The board repeatedly grounded deliberations in the Secretary of the Interior’s Standards and the city’s zoning code. Staff and board members emphasized three design principles for new work in historic contexts: compatibility (materials and rhythm), subordination (new massing should not overwhelm contributing buildings), and differentiation (new construction should not create a false sense of historic development). Where staff found projects could meet standards through conditions, they recommended approval; where compatibility concerns or missing technical information were substantial, staff asked for continuances or recommended denial.
A single contested denial: 734 Ardmore Road. David Lawrence, architect for the applicant, proposed a second‑story garage apartment and a 300‑square‑foot cabana. Neighbors submitted letters and spoke at the meeting, citing heavy site fill already placed, loss of privacy, and that a second story had been denied in a prior iteration. One neighbor said construction activity had left her yard four feet higher and claimed $5,000 in damaged plantings; the applicant responded that FPL required the tree removals and offered to increase screening. Staff had suggested conditions for the cabana and accessory structure, but the board concluded the proposal did not meet the standards and voted to deny the application.

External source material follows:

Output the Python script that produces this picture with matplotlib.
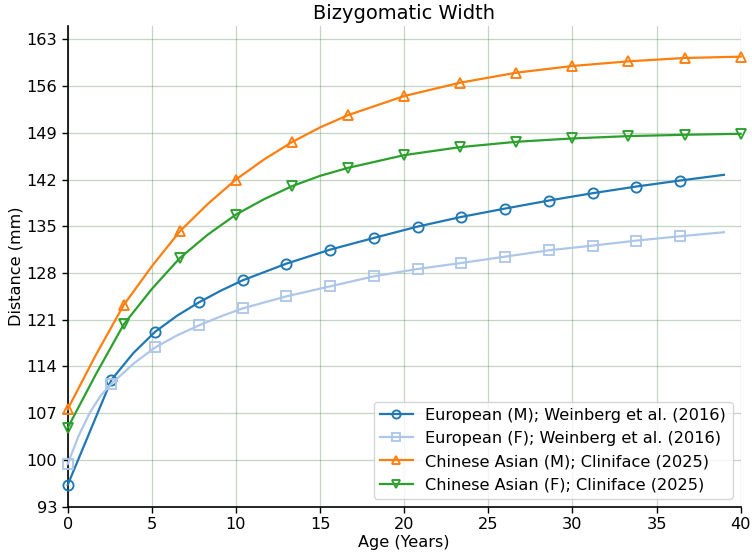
import matplotlib
matplotlib.use("Agg")
import matplotlib.pyplot as plt

# European (M); Weinberg et al. (2016)
eu_m_age = [0.0, 2.6, 3.9, 5.2, 6.5, 7.8, 9.1, 10.4, 13.0, 15.6, 18.2, 20.8, 23.4, 26.0, 28.6, 31.2, 33.8, 36.4, 39.0]
eu_m_val = [96.25, 112.0, 116.0, 119.2, 121.6, 123.6, 125.35, 126.9, 129.4, 131.5, 133.25, 134.95, 136.4, 137.65, 138.85, 139.95, 140.95, 141.85, 142.7]
eu_m_marks = [0, 1, 3, 5, 7, 8, 9, 10, 11, 12, 13, 14, 15, 16, 17]

# European (F); Weinberg et al. (2016)
eu_f_age = [0.0, 0.65, 1.3, 1.95, 2.6, 3.9, 5.2, 6.5, 7.8, 9.1, 10.4, 13.0, 15.6, 18.2, 20.8, 23.4, 26.0, 28.6, 31.2, 33.8, 36.4, 39.0]
eu_f_val = [99.4, 103.6, 107.0, 109.6, 111.4, 114.4, 116.85, 118.65, 120.15, 121.5, 122.7, 124.5, 126.0, 127.5, 128.6, 129.5, 130.45, 131.4, 132.1, 132.85, 133.5, 134.1]
eu_f_marks = [0, 4, 6, 8, 10, 11, 12, 13, 14, 15, 16, 17, 18, 19, 20]

# Chinese Asian (M); Cliniface (2025)
cn_m_age = [0.0, 1.67, 3.33, 5.0, 6.67, 8.33, 10.0, 11.67, 13.33, 15.0, 16.67, 20.0, 23.33, 26.67, 30.0, 33.33, 36.67, 40.0]
cn_m_val = [107.6, 115.7, 123.2, 129.0, 134.25, 138.35, 142.0, 145.0, 147.6, 149.8, 151.65, 154.5, 156.5, 158.0, 159.0, 159.7, 160.2, 160.4]
cn_m_marks = [0, 2, 4, 6, 8, 10, 11, 12, 13, 14, 15, 16, 17]

# Chinese Asian (F); Cliniface (2025)
cn_f_age = [0.0, 1.67, 3.33, 5.0, 6.67, 8.33, 10.0, 11.67, 13.33, 15.0, 16.67, 20.0, 23.33, 26.67, 30.0, 33.33, 36.67, 40.0]
cn_f_val = [104.8, 112.8, 120.3, 125.6, 130.25, 133.75, 136.75, 139.05, 141.0, 142.55, 143.75, 145.65, 146.85, 147.65, 148.15, 148.5, 148.7, 148.85]
cn_f_marks = [0, 2, 4, 6, 8, 10, 11, 12, 13, 14, 15, 16, 17]

y_ticks = [93, 100, 107, 114, 121, 128, 135, 142, 149, 156, 163]
x_ticks = [0, 5, 10, 15, 20, 25, 30, 35, 40]

s = 1.16
fig = plt.figure(figsize=(7.52, 5.59), dpi=100)
ax = fig.add_axes([0.090, 0.0936, 0.895, 0.86])

series = [
    (eu_m_age, eu_m_val, eu_m_marks, "#1f77b4", "o", "European (M); Weinberg et al. (2016)"),
    (eu_f_age, eu_f_val, eu_f_marks, "#aec7e8", "s", "European (F); Weinberg et al. (2016)"),
    (cn_m_age, cn_m_val, cn_m_marks, "#ff7f0e", "^", "Chinese Asian (M); Cliniface (2025)"),
    (cn_f_age, cn_f_val, cn_f_marks, "#2ca02c", "v", "Chinese Asian (F); Cliniface (2025)"),
]
for xa, ya, mk, col, m, lab in series:
    ax.plot(xa, ya, color=col, marker=m, markevery=mk, markersize=6.3 * s,
            markerfacecolor="none", markeredgewidth=1.35, linewidth=1.6,
            label=lab, clip_on=False, zorder=3)

ax.set_xlim(0, 40)
ax.set_ylim(93, 165)
ax.set_xticks(x_ticks)
ax.set_yticks(y_ticks)
ax.tick_params(labelsize=10 * s, width=1.0, length=4)
ax.grid(True, color="#2f6f2f", alpha=0.28, linewidth=0.9)
ax.set_axisbelow(True)
for sp in ["top", "right"]:
    ax.spines[sp].set_visible(False)
for sp in ["left", "bottom"]:
    ax.spines[sp].set_linewidth(1.2)

ax.set_title("Bizygomatic Width", fontsize=12 * s, pad=5)
ax.set_xlabel("Age (Years)", fontsize=10 * s, labelpad=2)
ax.set_ylabel("Distance (mm)", fontsize=10 * s, labelpad=2)
ax.legend(loc="lower right", fontsize=10 * s, markerscale=0.8)

fig.savefig("out.png", dpi=100)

Continuances and technical follow-up. Several applications were continued to give applicants time to resolve specific items: 229 Plymouth (second-story addition) needs clarified roof massing and fenestration revisions per staff conditions; 3180 Washington Road requires revisions to entry sequence, fenestration and elevation details tied to finished‑floor and FEMA elevation requirements; 349 Plymouth needs clearer demolition elevations and structural documentation because the proposed scope includes demolition of most rear additions; and 365 Plymouth’s proposed forward-facing garage prompted a split among board members who generally agreed the garage should be pushed back or reoriented to avoid creating a misleading historic impression.
Public participation: multiple neighbors addressed the board, most notably residents near Ardmore and Plymouth who raised concerns about scale, privacy, grading and the integrity of district patterns. Board members and staff reiterated that public testimony becomes part of the quasi-judicial record that guides decisions.
What’s next: staff asked applicants continuing to January to provide resubmittals per deadlines set in the meetings (for some continuances that resubmittal deadline was Dec. 23). Hodges said the January HPB agenda is expected to be large, with 11–12 new items plus those continued from this meeting.
Meeting adjourned with holiday wishes. The board closed with a reminder of the quasi-judicial standard (decisions must rest on competent substantial evidence) and adjourned for the holidays.